I love art in all its guises. I’m also a computer geek and avid follower of big science. Strange, I know. Thus, when these 3 elements collide metaphorically, though better still literally, I sit up and take notice.
Over the last week the Large Hadron Collider (LHC) finally began its quest to refine our theories of the fundamental constituents of matter and energy. The machine began this journey, perhaps rather inelegantly, by smashing together tiny, innocent particles at unconscionably high velocities. Indeed as I write, there are hundreds of millions of such collisions taking place beneath Swiss and French soil (and despite the doomsayers, I’m still here).
From it’s inception at CERN, the LHC has taken around 20 years to plan, design, construct and test. So for the geeks among us, March 30, 2010 was a very special day. It signaled the start of years of record-breaking, high energy proton collisions and the dawn of a revolutionary era of fundamental research. Over the coming years, scientists aim to use the LHC to test, uncover, extend, validate or refute many of our fundamental theories on why things are the way they are. What makes up elementary particles? How forces behave as they do? Why the universe looks the way it does? Whether there are hidden dimensions? What conveys mass? Do undiscovered particles swim all around us? Is there dark matter and dark energy out there? What were conditions like just an instance after the Big Bang? Do I have a supersymmetric twin? You get the idea.
The LHC is a huge scientific and engineering effort.
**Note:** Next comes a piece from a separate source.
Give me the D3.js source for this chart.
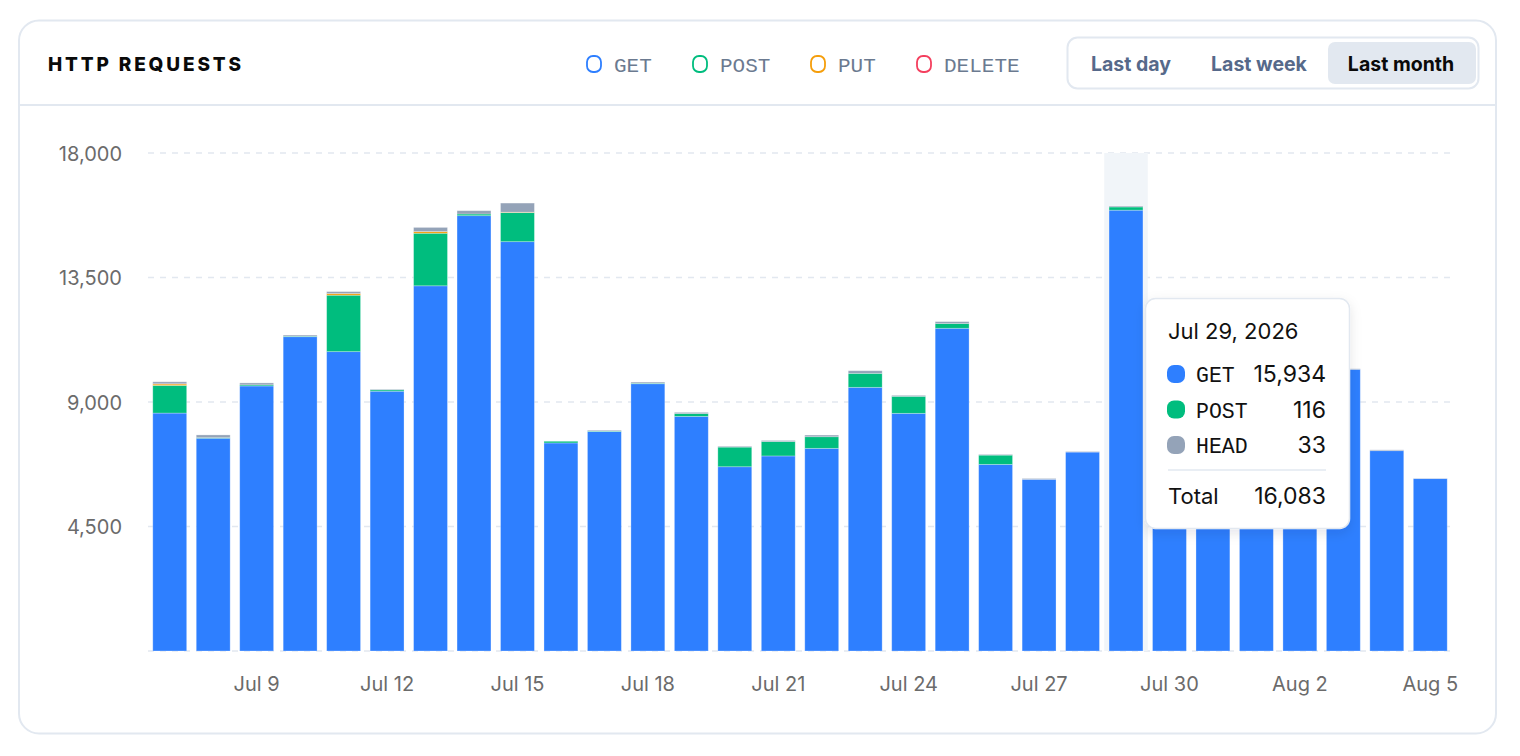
<!DOCTYPE html>
<html>
<head>
<meta charset="utf-8">
<script src="https://cdn.jsdelivr.net/npm/d3@7"></script>
<style>
  html, body { margin: 0; padding: 0; background: #ffffff; }
  svg { display: block; }
</style>
</head>
<body>
<svg id="chart" width="1520" height="756"></svg>
<script>
// ---------- data ----------
const days = [
  "2026-07-07","2026-07-08","2026-07-09","2026-07-10","2026-07-11","2026-07-12",
  "2026-07-13","2026-07-14","2026-07-15","2026-07-16","2026-07-17","2026-07-18",
  "2026-07-19","2026-07-20","2026-07-21","2026-07-22","2026-07-23","2026-07-24",
  "2026-07-25","2026-07-26","2026-07-27","2026-07-28","2026-07-29","2026-07-30",
  "2026-07-31","2026-08-01","2026-08-02","2026-08-03","2026-08-04","2026-08-05"
];
const seriesNames = ["GET", "POST", "PUT", "DELETE", "HEAD"];
const legendNames = ["GET", "POST", "PUT", "DELETE"];
const GET    = [8600, 7690, 9580, 11360, 10820, 9390, 13200, 15735, 14795, 7520, 7930, 9660, 8480, 6660, 7050, 7325, 9530, 8590, 11665, 6745, 6205, 7190, 15934, 9800, 8600, 7900, 9200, 10180, 7240, 6230];
const POST   = [1000, 20, 40, 20, 2040, 50, 1900, 60, 1050, 60, 20, 20, 100, 710, 520, 420, 505, 615, 170, 335, 0, 0, 116, 0, 0, 0, 0, 0, 0, 0];
const PUT    = [50, 0, 0, 0, 60, 0, 60, 0, 15, 0, 0, 0, 0, 0, 0, 0, 0, 0, 0, 0, 0, 0, 0, 0, 0, 0, 0, 0, 0, 0];
const DELETE = [10, 0, 0, 0, 0, 0, 0, 0, 0, 0, 0, 0, 0, 0, 0, 0, 0, 0, 0, 0, 0, 0, 0, 0, 0, 0, 0, 0, 0, 0];
const HEAD   = [70, 100, 70, 40, 70, 20, 150, 120, 330, 0, 30, 40, 45, 30, 40, 60, 95, 35, 70, 25, 30, 20, 33, 20, 25, 20, 30, 20, 30, 10];
const yTicks = [4500, 9000, 13500, 18000];
const xTickDays = ["2026-07-09","2026-07-12","2026-07-15","2026-07-18","2026-07-21","2026-07-24","2026-07-27","2026-07-30","2026-08-02","2026-08-05"];
const rangeButtons = ["Last day", "Last week", "Last month"];
const activeButton = "Last month";
const hoverDay = "2026-07-29";
const title = "HTTP REQUESTS";

const colors = { GET: "#2e7fff", POST: "#00bd7e", PUT: "#f59e0b", DELETE: "#f43f5e", HEAD: "#94a3b8" };
const seriesValues = { GET, POST, PUT, DELETE, HEAD };

// ---------- build ----------
const rows = days.map((d, i) => {
  const r = { day: d };
  seriesNames.forEach(s => r[s] = seriesValues[s][i]);
  return r;
});
const stack = d3.stack().keys(seriesNames)(rows);

const svg = d3.select("#chart");
const defs = svg.append("defs");
const f = defs.append("filter").attr("id", "shadow").attr("x", "-20%").attr("y", "-20%").attr("width", "140%").attr("height", "150%");
f.append("feDropShadow").attr("dx", 0).attr("dy", 4).attr("stdDeviation", 6).attr("flood-color", "#0f172a").attr("flood-opacity", 0.10);

// card
svg.append("rect").attr("x", 19).attr("y", 20.5).attr("width", 1477).attr("height", 713).attr("rx", 20)
  .attr("fill", "#fff").attr("stroke", "#e2e8f0").attr("stroke-width", 2);
svg.append("line").attr("x1", 20).attr("x2", 1495).attr("y1", 105).attr("y2", 105)
  .attr("stroke", "#e2e8f0").attr("stroke-width", 2);

// title
svg.append("text").attr("x", 48).attr("y", 71).text(title)
  .attr("font-family", "Inter, 'Noto Sans', sans-serif").attr("font-weight", 800)
  .attr("font-size", 19).attr("letter-spacing", 2.85).attr("fill", "#0a0a0a");

// legend
const legendX = [586, 692, 810, 916];
const lg = svg.append("g");
legendNames.forEach((n, i) => {
  const g = lg.append("g").attr("transform", `translate(${legendX[i]},0)`);
  g.append("rect").attr("x", 1).attr("y", 56).attr("width", 14).attr("height", 16).attr("rx", 6)
    .attr("fill", "none").attr("stroke", colors[n]).attr("stroke-width", 1.8);
  g.append("text").attr("x", 28).attr("y", 71.5).text(n)
    .attr("font-family", "'Liberation Mono', 'DejaVu Sans Mono', monospace")
    .attr("font-size", 21).attr("fill", "#6b7a90");
});

// range buttons
svg.append("rect").attr("x", 1067.5).attr("y", 37.5).attr("width", 411).attr("height", 51).attr("rx", 10)
  .attr("fill", "#fff").attr("stroke", "#e2e8f0").attr("stroke-width", 2);
const btnCenters = [1131, 1259, 1401];
rangeButtons.forEach((b, i) => {
  if (b === activeButton) {
    svg.append("rect").attr("x", 1328).attr("y", 42).attr("width", 148).attr("height", 42).attr("rx", 7)
      .attr("fill", "#e2e8f0");
  }
  svg.append("text").attr("x", btnCenters[i]).attr("y", 71).attr("text-anchor", "middle").text(b)
    .attr("font-family", "Inter, 'Noto Sans', sans-serif").attr("font-weight", 700).attr("font-size", 19.5)
    .attr("fill", b === activeButton ? "#0a0a0a" : "#56698a");
});

// scales
const x = d3.scaleBand().domain(days).range([148, 1452]).paddingInner(0.22).paddingOuter(0.11);
const y = d3.scaleLinear().domain([0, 18000]).range([651, 153]);

// grid
const grid = svg.append("g");
[0].concat(yTicks).forEach(t => {
  grid.append("line").attr("x1", 148).attr("x2", 1452).attr("y1", y(t)).attr("y2", y(t))
    .attr("stroke", "#e2e8f0").attr("stroke-width", 1.5).attr("stroke-dasharray", "6,6");
});

// y axis
const yAxis = svg.append("g").attr("transform", "translate(122,0)")
  .call(d3.axisLeft(y).tickValues(yTicks).tickFormat(d3.format(",")).tickSize(0).tickPadding(0));
yAxis.select(".domain").remove();
yAxis.selectAll("text").attr("font-family", "Inter, 'Noto Sans', sans-serif").attr("font-size", 20)
  .attr("fill", "#6b6b6b").attr("dy", "0.35em");

// x axis
const xAxis = svg.append("g").attr("transform", "translate(0,684)")
  .call(d3.axisBottom(x).tickValues(xTickDays).tickSize(0).tickPadding(0)
    .tickFormat(d => d3.timeFormat("%b %-d")(d3.timeParse("%Y-%m-%d")(d))));
xAxis.select(".domain").remove();
xAxis.selectAll("text").attr("font-family", "Inter, 'Noto Sans', sans-serif").attr("font-size", 20)
  .attr("fill", "#6b6b6b").attr("dy", "0.35em");

// hover band
const step = x.step();
svg.append("rect").attr("x", x(hoverDay) + x.bandwidth() / 2 - step / 2).attr("y", y(18000))
  .attr("width", step).attr("height", y(0) - y(18000)).attr("fill", "#f1f5f9");

// bars
const barG = svg.append("g");
stack.forEach(layer => {
  barG.append("g").attr("fill", colors[layer.key])
    .selectAll("rect").data(layer.filter(d => d[1] - d[0] > 0)).join("rect")
    .attr("x", d => x(d.data.day))
    .attr("width", x.bandwidth())
    .attr("y", d => y(d[1]))
    .attr("height", d => y(d[0]) - y(d[1]))
    .attr("stroke", "#ffffff").attr("stroke-opacity", 0.35).attr("stroke-width", 0.8);
});

// tooltip
const hi = days.indexOf(hoverDay);
const hoverRow = rows[hi];
const tipSeries = seriesNames.filter(s => hoverRow[s] > 0);
const total = d3.sum(seriesNames, s => hoverRow[s]);
const tip = svg.append("g").attr("transform", "translate(1145,298)");
tip.append("rect").attr("x", 0.5).attr("y", 0.5).attr("width", 204).attr("height", 230).attr("rx", 10)
  .attr("fill", "#fff").attr("stroke", "#e2e8f0").attr("stroke-width", 1.5).attr("filter", "url(#shadow)");
tip.append("text").attr("x", 23).attr("y", 41).text(d3.timeFormat("%b %-d, %Y")(d3.timeParse("%Y-%m-%d")(hoverDay)))
  .attr("font-family", "Inter, 'Noto Sans', sans-serif").attr("font-size", 22).attr("fill", "#111");
tipSeries.forEach((s, i) => {
  const cy = 76 + i * 35.5;
  tip.append("rect").attr("x", 22).attr("y", cy - 9).attr("width", 18).attr("height", 18).attr("rx", 7)
    .attr("fill", colors[s]);
  tip.append("text").attr("x", 51).attr("y", cy + 8).text(s)
    .attr("font-family", "'Liberation Mono', 'DejaVu Sans Mono', monospace").attr("font-size", 21.5).attr("fill", "#111");
  tip.append("text").attr("x", 181).attr("y", cy + 8).attr("text-anchor", "end").text(d3.format(",")(hoverRow[s]))
    .attr("font-family", "Inter, 'Noto Sans', sans-serif").attr("font-size", 23).attr("fill", "#111");
});
tip.append("line").attr("x1", 23).attr("x2", 181).attr("y1", 172).attr("y2", 172)
  .attr("stroke", "#e2e8f0").attr("stroke-width", 1.5);
tip.append("text").attr("x", 23).attr("y", 206).text("Total")
  .attr("font-family", "Inter, 'Noto Sans', sans-serif").attr("font-size", 22).attr("fill", "#111");
tip.append("text").attr("x", 181).attr("y", 206).attr("text-anchor", "end").text(d3.format(",")(total))
  .attr("font-family", "Inter, 'Noto Sans', sans-serif").attr("font-size", 23).attr("fill", "#111");
</script>
</body>
</html>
In fact, the superlatives seem never to end: a collaboration of 10,000 scientists and engineers from over 100 countries, and hundreds of international laboratories and educational institutions; the most complex and largest machine ever constructed; the fastest, the coldest, the hottest, the emptiest environment on the planet; the quickest and most sensitive detectors of energy and motion on earth; the most powerful collection of supercomputers collecting and analyzing the most data anywhere.
And, yet for all the mighty engineering, mind-boggling technology and extreme science, the LHC finds time to give us art as well. Artists Christian Skeel and Morten Skriver in collaboration with physicists Clive Ellegaard and Troels C. Petersen bring us the Colliderscope.
The Colliderscope is an interactive LED-light sculpture wrapped on the front of the Niels Bohr Institute building, in Copenhagen, Denmark. It’s directly connected to one of the LHC’s detectors, known as ATLAS, at CERN. So, as particles collide in the LHC, their tracks and collisions are choreographed on the Colliderscope. The colors, tones and speed of the LED flashes are tied to the events at CERN making the particle accelerator a kind of vast visual musical artwork. Who ever said science is dull and art useless.